- _Data excerpt_
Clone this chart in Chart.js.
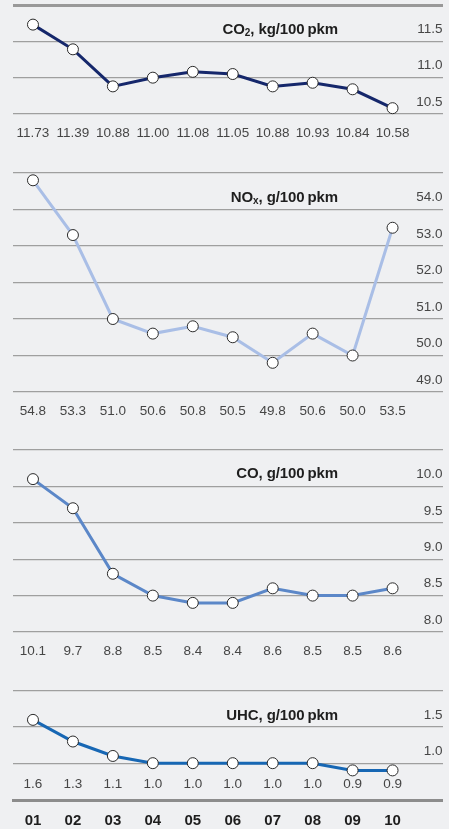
<!DOCTYPE html>
<html>
<head>
<meta charset="utf-8">
<script src="https://cdn.jsdelivr.net/npm/chart.js@4"></script>
<style>
  html, body { margin: 0; padding: 0; background: #eff0f2; }
  body { width: 449px; height: 829px; position: relative; overflow: hidden; font-family: "Liberation Sans", Arial, sans-serif; }
  canvas { position: absolute; left: 0; }
  .ttl { position: absolute; right: 111px; font-weight: bold; font-size: 15px; line-height: 16px; color: #1e1e1e; white-space: nowrap; letter-spacing: -0.1px; }
  .ttl sub { font-size: 10px; vertical-align: -2px; line-height: 0; }
</style>
</head>
<body>
<canvas id="c1" width="449" height="159" style="top:-15px"></canvas>
<canvas id="c2" width="449" height="269" style="top:153px"></canvas>
<canvas id="c3" width="449" height="232" style="top:430px"></canvas>
<canvas id="c4" width="449" height="158" style="top:671px"></canvas>
<div class="ttl" style="top:21px">CO<sub>2</sub>, kg/100&#8201;pkm</div>
<div class="ttl" style="top:189px">NO<sub>x</sub>, g/100&#8201;pkm</div>
<div class="ttl" style="top:465px">CO, g/100&#8201;pkm</div>
<div class="ttl" style="top:707px">UHC, g/100&#8201;pkm</div>
<script>
const years = ['01','02','03','04','05','06','07','08','09','10'];
const co2 = [11.73, 11.39, 10.88, 11.00, 11.08, 11.05, 10.88, 10.93, 10.84, 10.58];
const co2Labels = ['11.73','11.39','10.88','11.00','11.08','11.05','10.88','10.93','10.84','10.58'];
const nox = [54.8, 53.3, 51.0, 50.6, 50.8, 50.5, 49.8, 50.6, 50.0, 53.5];
const noxLabels = ['54.8','53.3','51.0','50.6','50.8','50.5','49.8','50.6','50.0','53.5'];
const co = [10.1, 9.7, 8.8, 8.5, 8.4, 8.4, 8.6, 8.5, 8.5, 8.6];
const coLabels = ['10.1','9.7','8.8','8.5','8.4','8.4','8.6','8.5','8.5','8.6'];
const uhc = [1.6, 1.3, 1.1, 1.0, 1.0, 1.0, 1.0, 1.0, 0.9, 0.9];
const uhcLabels = ['1.6','1.3','1.1','1.0','1.0','1.0','1.0','1.0','0.9','0.9'];

const FONT = "'Liberation Sans', Arial, sans-serif";
const GRID = '#9f9f9f';

function xAxis(labels, extra) {
  return Object.assign({
    type: 'linear', position: 'bottom', min: -0.5, max: 10.25,
    grid: { display: false, drawTicks: false },
    border: { display: false },
    afterBuildTicks: a => { a.ticks = labels.map((_, i) => ({ value: i })); },
    afterFit: s => { s.height = 30; },
    ticks: {
      autoSkip: false, maxRotation: 0, padding: 11,
      color: '#464646', font: { family: FONT, size: 13.5 },
      callback: (v, i) => labels[i]
    }
  }, extra || {});
}

function yAxis(min, max, step, topThick) {
  return {
    type: 'linear', position: 'right', min: min, max: max,
    border: { display: false },
    grid: {
      drawTicks: false,
      color: ctx => (ctx.tick && Math.abs(ctx.tick.value - max) < 1e-6 && topThick) ? '#999999' : GRID,
      lineWidth: ctx => (ctx.tick && Math.abs(ctx.tick.value - max) < 1e-6 && topThick) ? 3 : 1.3
    },
    afterFit: s => { s.width = 0; },
    ticks: {
      stepSize: step, mirror: true, padding: 0, crossAlign: 'near', labelOffset: -12,
      includeBounds: false,
      color: '#464646', font: { family: FONT, size: 13.5 },
      callback: v => Math.abs(v - max) < 1e-6 ? '' : Number(v).toFixed(1)
    }
  };
}

function makeChart(id, values, labels, color, yMin, yMax, step, topThick, withYears) {
  const scales = { x: xAxis(labels), y: yAxis(yMin, yMax, step, topThick) };
  if (withYears) {
    scales.x.afterFit = s => { s.height = 26; };
    scales.x.ticks.padding = 2;
    scales.x.weight = 0;
    scales.x2 = xAxis(years, {
      weight: 1,
      border: { display: true, color: '#8c8c8c', width: 3 },
      afterFit: s => { s.height = 29; },
      ticks: {
        autoSkip: false, maxRotation: 0, padding: 12,
        color: '#1e1e1e', font: { family: FONT, size: 15, weight: 'bold' },
        callback: (v, i) => years[i]
      }
    });
  }
  return new Chart(document.getElementById(id), {
    type: 'line',
    data: {
      datasets: [{
        data: values.map((v, i) => ({ x: i, y: v })),
        borderColor: color, borderWidth: 3,
        pointRadius: 5.5, pointBackgroundColor: '#ffffff',
        pointBorderColor: '#2a2a2a', pointBorderWidth: 1,
        clip: false, tension: 0
      }]
    },
    options: {
      responsive: false, animation: false,
      layout: { padding: { top: 20, left: 13, right: 6, bottom: 0 } },
      plugins: { legend: { display: false }, tooltip: { enabled: false }, title: { display: false } },
      scales: scales
    }
  });
}

makeChart('c1', co2, co2Labels, '#15276b', 10.5, 12.0, 0.5, true, false);
makeChart('c2', nox, noxLabels, '#a9bee6', 49, 55, 1, false, false);
makeChart('c3', co, coLabels, '#5b87c8', 8.0, 10.5, 0.5, false, false);
makeChart('c4', uhc, uhcLabels, '#1767b4', 0.85, 2.0, 0.5, false, true);
</script>
</body>
</html>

- _What you are asked to do_
Quote the data exactly, leaving every image out of the copy.

- _Expected answer_
Clone this chart in Chart.js.
<!DOCTYPE html>
<html>
<head>
<meta charset="utf-8">
<script src="https://cdn.jsdelivr.net/npm/chart.js@4"></script>
<style>
  html, body { margin: 0; padding: 0; background: #eff0f2; }
  body { width: 449px; height: 829px; position: relative; overflow: hidden; font-family: "Liberation Sans", Arial, sans-serif; }
  canvas { position: absolute; left: 0; }
  .ttl { position: absolute; right: 111px; font-weight: bold; font-size: 15px; line-height: 16px; color: #1e1e1e; white-space: nowrap; letter-spacing: -0.1px; }
  .ttl sub { font-size: 10px; vertical-align: -2px; line-height: 0; }
</style>
</head>
<body>
<canvas id="c1" width="449" height="159" style="top:-15px"></canvas>
<canvas id="c2" width="449" height="269" style="top:153px"></canvas>
<canvas id="c3" width="449" height="232" style="top:430px"></canvas>
<canvas id="c4" width="449" height="158" style="top:671px"></canvas>
<div class="ttl" style="top:21px">CO<sub>2</sub>, kg/100&#8201;pkm</div>
<div class="ttl" style="top:189px">NO<sub>x</sub>, g/100&#8201;pkm</div>
<div class="ttl" style="top:465px">CO, g/100&#8201;pkm</div>
<div class="ttl" style="top:707px">UHC, g/100&#8201;pkm</div>
<script>
const years = ['01','02','03','04','05','06','07','08','09','10'];
const co2 = [11.73, 11.39, 10.88, 11.00, 11.08, 11.05, 10.88, 10.93, 10.84, 10.58];
const co2Labels = ['11.73','11.39','10.88','11.00','11.08','11.05','10.88','10.93','10.84','10.58'];
const nox = [54.8, 53.3, 51.0, 50.6, 50.8, 50.5, 49.8, 50.6, 50.0, 53.5];
const noxLabels = ['54.8','53.3','51.0','50.6','50.8','50.5','49.8','50.6','50.0','53.5'];
const co = [10.1, 9.7, 8.8, 8.5, 8.4, 8.4, 8.6, 8.5, 8.5, 8.6];
const coLabels = ['10.1','9.7','8.8','8.5','8.4','8.4','8.6','8.5','8.5','8.6'];
const uhc = [1.6, 1.3, 1.1, 1.0, 1.0, 1.0, 1.0, 1.0, 0.9, 0.9];
const uhcLabels = ['1.6','1.3','1.1','1.0','1.0','1.0','1.0','1.0','0.9','0.9'];

const FONT = "'Liberation Sans', Arial, sans-serif";
const GRID = '#9f9f9f';

function xAxis(labels, extra) {
  return Object.assign({
    type: 'linear', position: 'bottom', min: -0.5, max: 10.25,
    grid: { display: false, drawTicks: false },
    border: { display: false },
    afterBuildTicks: a => { a.ticks = labels.map((_, i) => ({ value: i })); },
    afterFit: s => { s.height = 30; },
    ticks: {
      autoSkip: false, maxRotation: 0, padding: 11,
      color: '#464646', font: { family: FONT, size: 13.5 },
      callback: (v, i) => labels[i]
    }
  }, extra || {});
}

function yAxis(min, max, step, topThick) {
  return {
    type: 'linear', position: 'right', min: min, max: max,
    border: { display: false },
    grid: {
      drawTicks: false,
      color: ctx => (ctx.tick && Math.abs(ctx.tick.value - max) < 1e-6 && topThick) ? '#999999' : GRID,
      lineWidth: ctx => (ctx.tick && Math.abs(ctx.tick.value - max) < 1e-6 && topThick) ? 3 : 1.3
    },
    afterFit: s => { s.width = 0; },
    ticks: {
      stepSize: step, mirror: true, padding: 0, crossAlign: 'near', labelOffset: -12,
      includeBounds: false,
      color: '#464646', font: { family: FONT, size: 13.5 },
      callback: v => Math.abs(v - max) < 1e-6 ? '' : Number(v).toFixed(1)
    }
  };
}

function makeChart(id, values, labels, color, yMin, yMax, step, topThick, withYears) {
  const scales = { x: xAxis(labels), y: yAxis(yMin, yMax, step, topThick) };
  if (withYears) {
    scales.x.afterFit = s => { s.height = 26; };
    scales.x.ticks.padding = 2;
    scales.x.weight = 0;
    scales.x2 = xAxis(years, {
      weight: 1,
      border: { display: true, color: '#8c8c8c', width: 3 },
      afterFit: s => { s.height = 29; },
      ticks: {
        autoSkip: false, maxRotation: 0, padding: 12,
        color: '#1e1e1e', font: { family: FONT, size: 15, weight: 'bold' },
        callback: (v, i) => years[i]
      }
    });
  }
  return new Chart(document.getElementById(id), {
    type: 'line',
    data: {
      datasets: [{
        data: values.map((v, i) => ({ x: i, y: v })),
        borderColor: color, borderWidth: 3,
        pointRadius: 5.5, pointBackgroundColor: '#ffffff',
        pointBorderColor: '#2a2a2a', pointBorderWidth: 1,
        clip: false, tension: 0
      }]
    },
    options: {
      responsive: false, animation: false,
      layout: { padding: { top: 20, left: 13, right: 6, bottom: 0 } },
      plugins: { legend: { display: false }, tooltip: { enabled: false }, title: { display: false } },
      scales: scales
    }
  });
}

makeChart('c1', co2, co2Labels, '#15276b', 10.5, 12.0, 0.5, true, false);
makeChart('c2', nox, noxLabels, '#a9bee6', 49, 55, 1, false, false);
makeChart('c3', co, coLabels, '#5b87c8', 8.0, 10.5, 0.5, false, false);
makeChart('c4', uhc, uhcLabels, '#1767b4', 0.85, 2.0, 0.5, false, true);
</script>
</body>
</html>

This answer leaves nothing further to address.